ENTRIES SHOWN —
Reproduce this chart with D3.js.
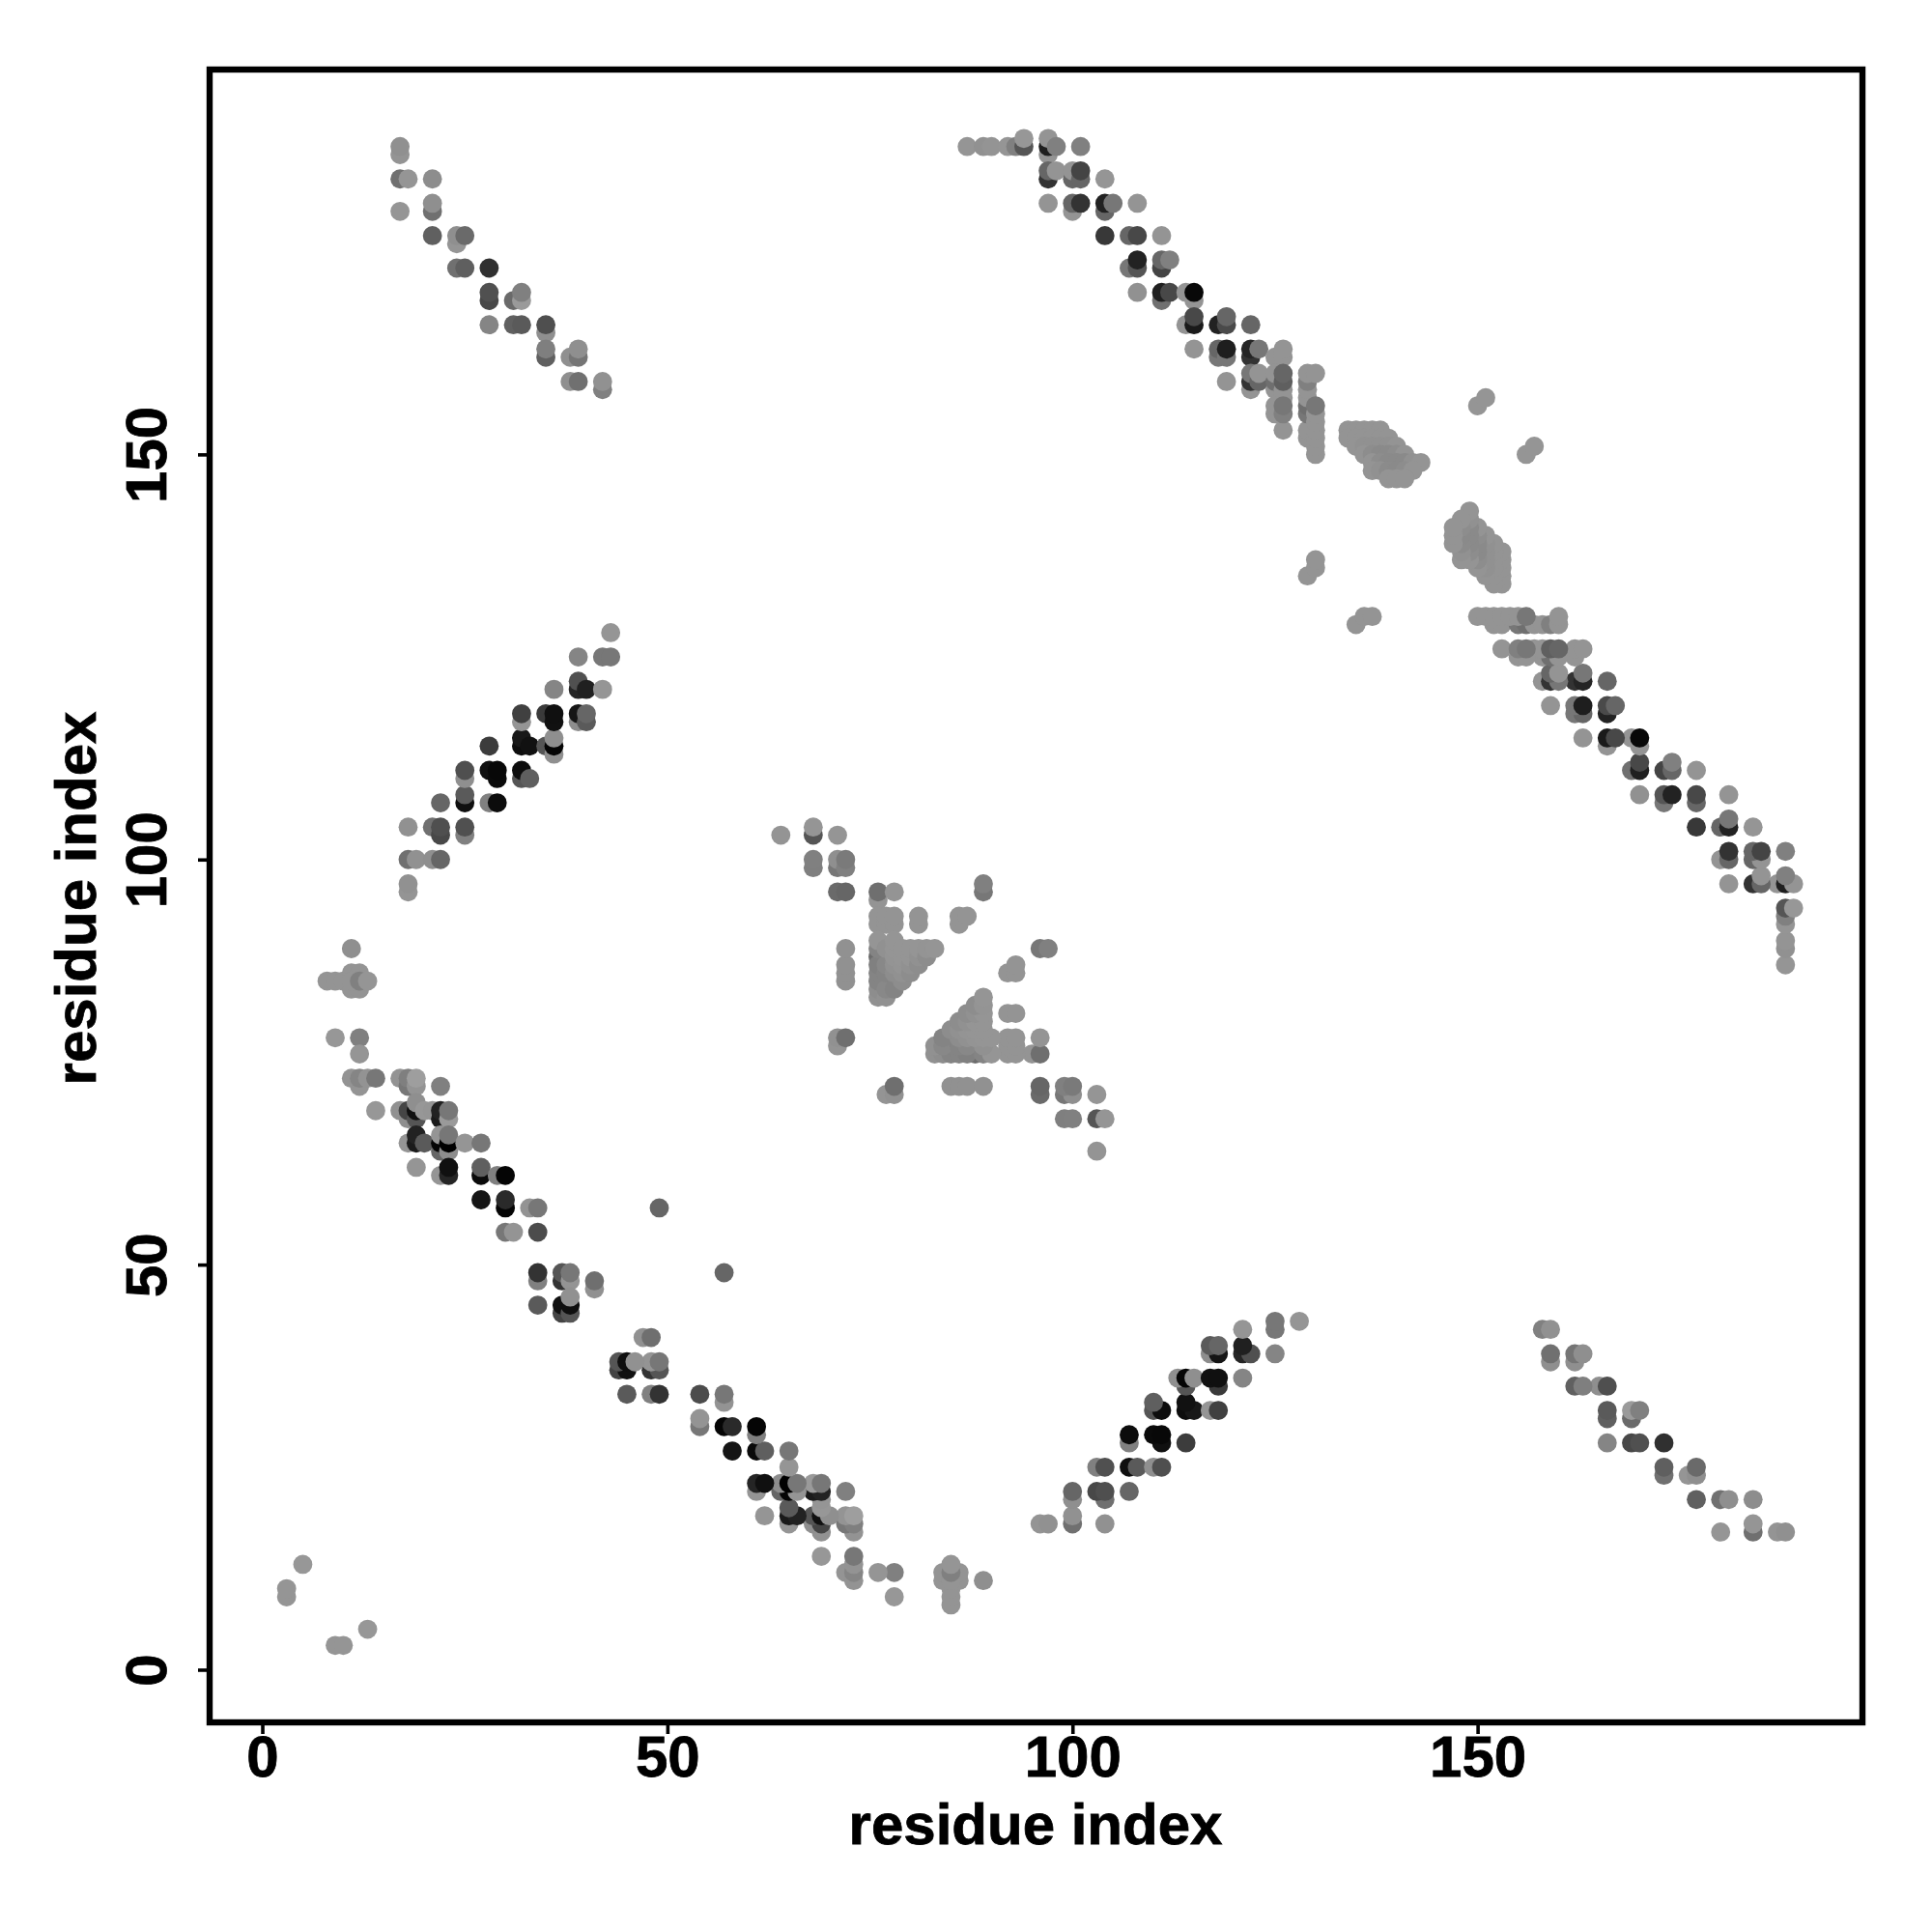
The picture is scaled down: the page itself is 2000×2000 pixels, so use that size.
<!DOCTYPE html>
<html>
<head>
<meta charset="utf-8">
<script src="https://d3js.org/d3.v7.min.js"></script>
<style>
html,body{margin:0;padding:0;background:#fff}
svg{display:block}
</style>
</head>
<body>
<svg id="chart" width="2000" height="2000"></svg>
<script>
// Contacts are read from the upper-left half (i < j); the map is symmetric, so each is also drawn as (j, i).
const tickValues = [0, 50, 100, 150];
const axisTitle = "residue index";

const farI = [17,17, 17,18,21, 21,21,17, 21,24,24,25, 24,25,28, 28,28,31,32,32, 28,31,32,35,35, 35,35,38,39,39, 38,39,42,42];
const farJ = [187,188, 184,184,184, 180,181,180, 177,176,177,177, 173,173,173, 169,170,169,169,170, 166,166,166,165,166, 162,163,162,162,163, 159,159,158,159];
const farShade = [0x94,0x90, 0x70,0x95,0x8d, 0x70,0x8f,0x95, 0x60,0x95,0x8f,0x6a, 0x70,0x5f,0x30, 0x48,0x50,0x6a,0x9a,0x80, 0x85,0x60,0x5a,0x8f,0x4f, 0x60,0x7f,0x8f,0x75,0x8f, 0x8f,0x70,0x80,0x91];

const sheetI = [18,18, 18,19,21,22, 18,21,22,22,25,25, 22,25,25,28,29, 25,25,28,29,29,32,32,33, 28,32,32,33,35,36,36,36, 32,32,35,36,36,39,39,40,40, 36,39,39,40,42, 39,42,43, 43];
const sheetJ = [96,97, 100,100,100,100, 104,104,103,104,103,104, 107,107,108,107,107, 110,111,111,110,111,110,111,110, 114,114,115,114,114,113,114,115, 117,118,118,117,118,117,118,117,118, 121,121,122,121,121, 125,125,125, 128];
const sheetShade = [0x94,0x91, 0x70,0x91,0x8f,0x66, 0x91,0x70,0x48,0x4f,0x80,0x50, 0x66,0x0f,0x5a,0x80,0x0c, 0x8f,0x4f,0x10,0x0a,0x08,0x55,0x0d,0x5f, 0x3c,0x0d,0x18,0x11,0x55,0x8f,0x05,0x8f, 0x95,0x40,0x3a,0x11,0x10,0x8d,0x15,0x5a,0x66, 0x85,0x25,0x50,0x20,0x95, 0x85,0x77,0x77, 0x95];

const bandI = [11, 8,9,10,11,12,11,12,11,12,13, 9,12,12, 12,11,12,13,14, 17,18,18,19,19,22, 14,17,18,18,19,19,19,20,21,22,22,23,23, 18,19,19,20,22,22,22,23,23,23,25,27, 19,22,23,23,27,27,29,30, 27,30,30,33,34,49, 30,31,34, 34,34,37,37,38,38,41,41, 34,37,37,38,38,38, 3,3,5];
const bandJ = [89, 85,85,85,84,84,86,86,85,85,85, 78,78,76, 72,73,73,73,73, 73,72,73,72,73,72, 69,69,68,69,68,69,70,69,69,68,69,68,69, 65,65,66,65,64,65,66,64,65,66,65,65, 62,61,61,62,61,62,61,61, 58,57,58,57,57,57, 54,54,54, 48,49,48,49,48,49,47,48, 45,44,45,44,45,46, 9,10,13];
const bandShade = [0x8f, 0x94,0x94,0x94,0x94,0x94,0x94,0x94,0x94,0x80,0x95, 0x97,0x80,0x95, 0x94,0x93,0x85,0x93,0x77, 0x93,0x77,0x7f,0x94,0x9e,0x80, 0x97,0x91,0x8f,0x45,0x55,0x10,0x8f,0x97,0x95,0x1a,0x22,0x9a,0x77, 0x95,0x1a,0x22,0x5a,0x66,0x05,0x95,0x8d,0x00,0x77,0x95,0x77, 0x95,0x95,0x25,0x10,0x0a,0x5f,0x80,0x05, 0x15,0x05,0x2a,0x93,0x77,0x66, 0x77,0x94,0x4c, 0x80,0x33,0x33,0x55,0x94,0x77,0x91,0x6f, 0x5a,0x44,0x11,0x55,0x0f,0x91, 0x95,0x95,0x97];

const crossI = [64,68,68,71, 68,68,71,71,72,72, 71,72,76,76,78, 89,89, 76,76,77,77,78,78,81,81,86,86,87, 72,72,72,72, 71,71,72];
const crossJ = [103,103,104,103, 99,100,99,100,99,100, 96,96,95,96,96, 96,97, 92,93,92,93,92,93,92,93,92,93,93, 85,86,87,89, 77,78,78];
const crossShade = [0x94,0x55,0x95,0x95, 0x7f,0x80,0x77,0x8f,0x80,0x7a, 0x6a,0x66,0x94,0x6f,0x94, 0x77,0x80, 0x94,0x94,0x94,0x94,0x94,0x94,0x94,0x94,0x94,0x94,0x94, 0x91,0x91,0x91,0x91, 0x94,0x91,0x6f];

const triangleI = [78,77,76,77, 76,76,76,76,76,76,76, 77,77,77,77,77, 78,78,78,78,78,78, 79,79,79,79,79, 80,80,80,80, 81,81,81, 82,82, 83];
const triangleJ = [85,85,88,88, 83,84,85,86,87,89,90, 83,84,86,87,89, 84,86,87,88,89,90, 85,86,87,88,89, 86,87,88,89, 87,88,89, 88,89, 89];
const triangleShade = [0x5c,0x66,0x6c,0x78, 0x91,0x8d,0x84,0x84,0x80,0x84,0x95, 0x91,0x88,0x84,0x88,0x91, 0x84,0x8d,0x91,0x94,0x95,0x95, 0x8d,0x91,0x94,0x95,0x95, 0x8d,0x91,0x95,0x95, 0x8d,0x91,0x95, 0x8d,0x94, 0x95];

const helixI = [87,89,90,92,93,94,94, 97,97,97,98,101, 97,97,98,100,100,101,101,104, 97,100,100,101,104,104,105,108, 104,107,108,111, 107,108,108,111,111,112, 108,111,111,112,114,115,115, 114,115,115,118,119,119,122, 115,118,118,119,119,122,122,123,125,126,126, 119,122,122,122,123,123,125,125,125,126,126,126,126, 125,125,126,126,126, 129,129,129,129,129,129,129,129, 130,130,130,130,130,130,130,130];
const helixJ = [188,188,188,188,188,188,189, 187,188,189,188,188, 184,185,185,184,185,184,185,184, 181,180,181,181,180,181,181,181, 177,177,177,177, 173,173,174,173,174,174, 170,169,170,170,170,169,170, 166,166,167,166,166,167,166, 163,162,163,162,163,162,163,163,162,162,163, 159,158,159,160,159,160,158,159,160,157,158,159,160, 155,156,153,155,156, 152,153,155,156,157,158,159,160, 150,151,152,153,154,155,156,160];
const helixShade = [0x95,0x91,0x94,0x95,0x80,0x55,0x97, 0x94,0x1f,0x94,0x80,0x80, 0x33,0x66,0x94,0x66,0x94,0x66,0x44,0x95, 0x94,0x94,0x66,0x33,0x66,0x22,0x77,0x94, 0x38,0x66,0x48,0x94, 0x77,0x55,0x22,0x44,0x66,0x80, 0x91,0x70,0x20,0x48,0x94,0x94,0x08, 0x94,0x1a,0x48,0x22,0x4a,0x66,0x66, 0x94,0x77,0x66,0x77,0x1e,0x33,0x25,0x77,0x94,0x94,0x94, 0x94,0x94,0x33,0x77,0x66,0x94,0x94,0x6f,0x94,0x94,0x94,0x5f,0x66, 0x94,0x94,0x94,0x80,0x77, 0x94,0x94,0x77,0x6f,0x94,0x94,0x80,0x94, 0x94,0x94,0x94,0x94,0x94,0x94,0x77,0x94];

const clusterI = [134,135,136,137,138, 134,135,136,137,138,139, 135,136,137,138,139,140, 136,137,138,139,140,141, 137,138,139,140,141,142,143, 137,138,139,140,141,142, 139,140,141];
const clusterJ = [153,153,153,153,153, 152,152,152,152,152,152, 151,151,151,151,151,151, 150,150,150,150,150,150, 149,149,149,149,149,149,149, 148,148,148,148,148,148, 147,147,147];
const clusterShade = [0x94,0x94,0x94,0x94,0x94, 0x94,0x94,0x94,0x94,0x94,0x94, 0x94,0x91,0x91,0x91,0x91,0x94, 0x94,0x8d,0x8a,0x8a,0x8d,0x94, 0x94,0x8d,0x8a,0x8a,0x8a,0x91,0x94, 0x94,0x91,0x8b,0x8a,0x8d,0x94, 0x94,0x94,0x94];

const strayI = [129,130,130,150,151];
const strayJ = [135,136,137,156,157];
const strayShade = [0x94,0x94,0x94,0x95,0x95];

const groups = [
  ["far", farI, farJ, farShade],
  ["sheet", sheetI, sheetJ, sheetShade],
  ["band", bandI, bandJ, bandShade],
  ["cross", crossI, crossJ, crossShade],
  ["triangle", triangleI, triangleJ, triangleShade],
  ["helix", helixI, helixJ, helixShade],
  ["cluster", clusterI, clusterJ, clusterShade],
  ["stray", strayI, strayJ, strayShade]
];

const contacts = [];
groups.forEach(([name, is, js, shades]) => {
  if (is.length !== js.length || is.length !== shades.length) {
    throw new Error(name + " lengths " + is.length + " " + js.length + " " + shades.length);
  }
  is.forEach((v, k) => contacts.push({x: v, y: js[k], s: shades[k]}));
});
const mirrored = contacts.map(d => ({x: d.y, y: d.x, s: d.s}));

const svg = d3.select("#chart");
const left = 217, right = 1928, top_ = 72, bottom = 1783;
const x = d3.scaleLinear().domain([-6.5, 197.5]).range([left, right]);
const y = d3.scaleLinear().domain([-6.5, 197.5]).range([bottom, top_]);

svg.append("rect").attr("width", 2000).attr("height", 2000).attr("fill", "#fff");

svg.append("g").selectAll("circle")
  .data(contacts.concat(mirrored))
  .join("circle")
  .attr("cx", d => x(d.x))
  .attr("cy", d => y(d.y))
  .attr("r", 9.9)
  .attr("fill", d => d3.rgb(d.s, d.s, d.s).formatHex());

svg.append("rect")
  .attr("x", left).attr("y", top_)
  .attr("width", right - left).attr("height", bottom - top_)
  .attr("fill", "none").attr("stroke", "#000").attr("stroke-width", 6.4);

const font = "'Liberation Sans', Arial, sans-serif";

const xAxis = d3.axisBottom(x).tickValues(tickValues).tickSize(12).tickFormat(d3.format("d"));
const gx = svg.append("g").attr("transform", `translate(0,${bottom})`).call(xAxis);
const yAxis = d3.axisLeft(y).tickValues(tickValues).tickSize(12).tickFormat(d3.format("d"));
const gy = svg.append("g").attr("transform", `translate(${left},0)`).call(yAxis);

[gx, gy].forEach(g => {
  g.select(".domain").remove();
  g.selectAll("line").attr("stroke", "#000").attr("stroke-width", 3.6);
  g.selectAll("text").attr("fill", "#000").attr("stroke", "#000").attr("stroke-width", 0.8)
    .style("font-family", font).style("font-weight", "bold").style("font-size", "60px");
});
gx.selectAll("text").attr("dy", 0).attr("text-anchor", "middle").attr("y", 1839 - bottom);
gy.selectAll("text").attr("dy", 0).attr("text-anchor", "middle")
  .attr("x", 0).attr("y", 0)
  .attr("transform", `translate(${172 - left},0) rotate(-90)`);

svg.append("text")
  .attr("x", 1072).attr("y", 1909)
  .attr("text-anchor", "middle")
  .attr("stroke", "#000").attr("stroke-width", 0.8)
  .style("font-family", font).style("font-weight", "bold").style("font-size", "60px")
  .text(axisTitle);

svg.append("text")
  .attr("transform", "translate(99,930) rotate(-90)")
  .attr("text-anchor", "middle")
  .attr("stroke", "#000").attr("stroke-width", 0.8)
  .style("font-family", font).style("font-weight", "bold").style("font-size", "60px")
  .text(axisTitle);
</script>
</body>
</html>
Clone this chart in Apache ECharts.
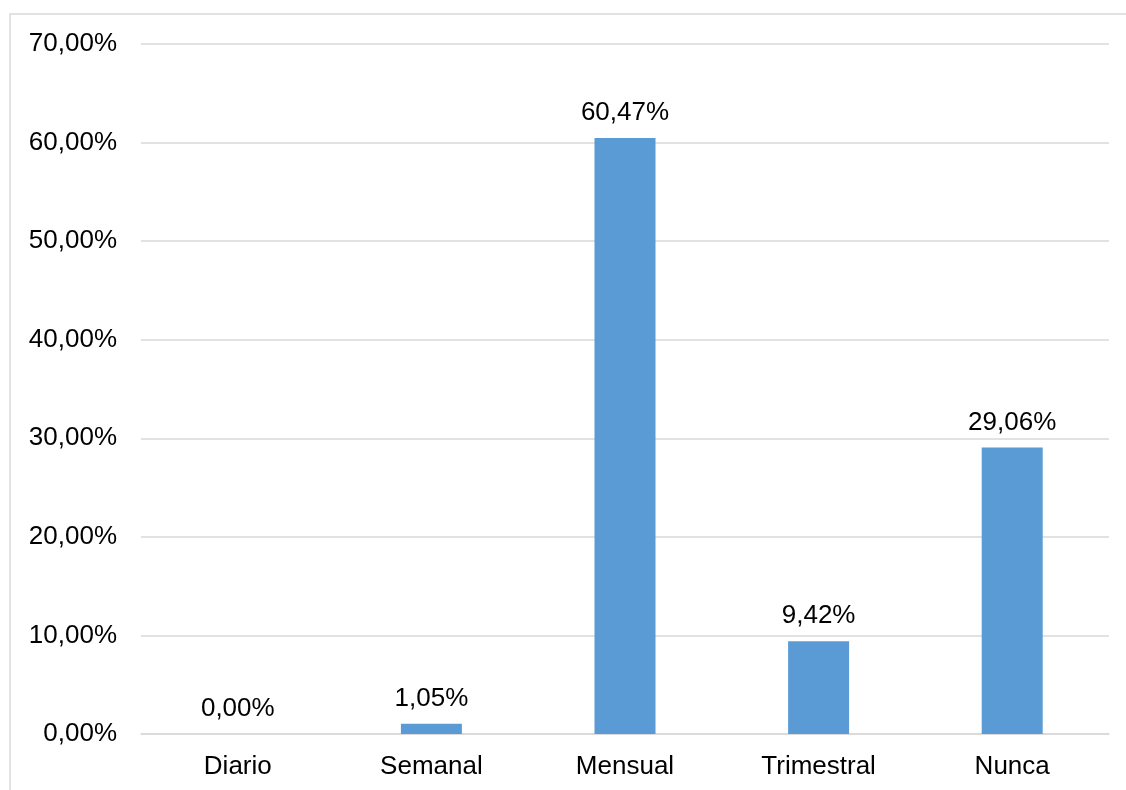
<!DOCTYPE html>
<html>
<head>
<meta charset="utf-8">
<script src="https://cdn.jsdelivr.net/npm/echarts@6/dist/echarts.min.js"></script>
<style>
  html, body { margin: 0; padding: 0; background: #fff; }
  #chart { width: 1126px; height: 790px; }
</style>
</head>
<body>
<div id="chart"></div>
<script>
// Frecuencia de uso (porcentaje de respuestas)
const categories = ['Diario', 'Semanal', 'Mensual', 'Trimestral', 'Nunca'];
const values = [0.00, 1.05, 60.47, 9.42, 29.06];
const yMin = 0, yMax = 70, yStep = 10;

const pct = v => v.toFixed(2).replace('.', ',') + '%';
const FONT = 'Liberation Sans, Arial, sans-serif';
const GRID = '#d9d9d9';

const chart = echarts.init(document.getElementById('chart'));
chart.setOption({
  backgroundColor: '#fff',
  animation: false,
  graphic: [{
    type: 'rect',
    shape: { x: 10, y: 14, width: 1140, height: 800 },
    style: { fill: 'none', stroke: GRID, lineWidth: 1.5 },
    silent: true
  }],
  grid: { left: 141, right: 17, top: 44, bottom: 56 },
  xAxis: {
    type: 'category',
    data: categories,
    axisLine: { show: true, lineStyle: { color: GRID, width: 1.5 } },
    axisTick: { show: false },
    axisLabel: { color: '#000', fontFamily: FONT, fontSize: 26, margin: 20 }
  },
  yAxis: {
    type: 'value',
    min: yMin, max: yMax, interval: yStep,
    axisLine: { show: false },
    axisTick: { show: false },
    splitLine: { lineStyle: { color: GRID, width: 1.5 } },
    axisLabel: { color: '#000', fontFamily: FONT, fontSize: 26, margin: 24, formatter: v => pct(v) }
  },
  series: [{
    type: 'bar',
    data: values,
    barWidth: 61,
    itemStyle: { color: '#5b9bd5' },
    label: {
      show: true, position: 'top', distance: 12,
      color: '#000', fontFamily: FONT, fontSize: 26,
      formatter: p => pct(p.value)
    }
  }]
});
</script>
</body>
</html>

WHAT NEEDS TO BE DONE — Begin with the line containing "Clone this chart in Apache ECharts." and end with the final line of the data, printing those lines exactly and only; pictures are left out.

COMPLETE RESPONSE —
Clone this chart in Apache ECharts.
<!DOCTYPE html>
<html>
<head>
<meta charset="utf-8">
<script src="https://cdn.jsdelivr.net/npm/echarts@6/dist/echarts.min.js"></script>
<style>
  html, body { margin: 0; padding: 0; background: #fff; }
  #chart { width: 1126px; height: 790px; }
</style>
</head>
<body>
<div id="chart"></div>
<script>
// Frecuencia de uso (porcentaje de respuestas)
const categories = ['Diario', 'Semanal', 'Mensual', 'Trimestral', 'Nunca'];
const values = [0.00, 1.05, 60.47, 9.42, 29.06];
const yMin = 0, yMax = 70, yStep = 10;

const pct = v => v.toFixed(2).replace('.', ',') + '%';
const FONT = 'Liberation Sans, Arial, sans-serif';
const GRID = '#d9d9d9';

const chart = echarts.init(document.getElementById('chart'));
chart.setOption({
  backgroundColor: '#fff',
  animation: false,
  graphic: [{
    type: 'rect',
    shape: { x: 10, y: 14, width: 1140, height: 800 },
    style: { fill: 'none', stroke: GRID, lineWidth: 1.5 },
    silent: true
  }],
  grid: { left: 141, right: 17, top: 44, bottom: 56 },
  xAxis: {
    type: 'category',
    data: categories,
    axisLine: { show: true, lineStyle: { color: GRID, width: 1.5 } },
    axisTick: { show: false },
    axisLabel: { color: '#000', fontFamily: FONT, fontSize: 26, margin: 20 }
  },
  yAxis: {
    type: 'value',
    min: yMin, max: yMax, interval: yStep,
    axisLine: { show: false },
    axisTick: { show: false },
    splitLine: { lineStyle: { color: GRID, width: 1.5 } },
    axisLabel: { color: '#000', fontFamily: FONT, fontSize: 26, margin: 24, formatter: v => pct(v) }
  },
  series: [{
    type: 'bar',
    data: values,
    barWidth: 61,
    itemStyle: { color: '#5b9bd5' },
    label: {
      show: true, position: 'top', distance: 12,
      color: '#000', fontFamily: FONT, fontSize: 26,
      formatter: p => pct(p.value)
    }
  }]
});
</script>
</body>
</html>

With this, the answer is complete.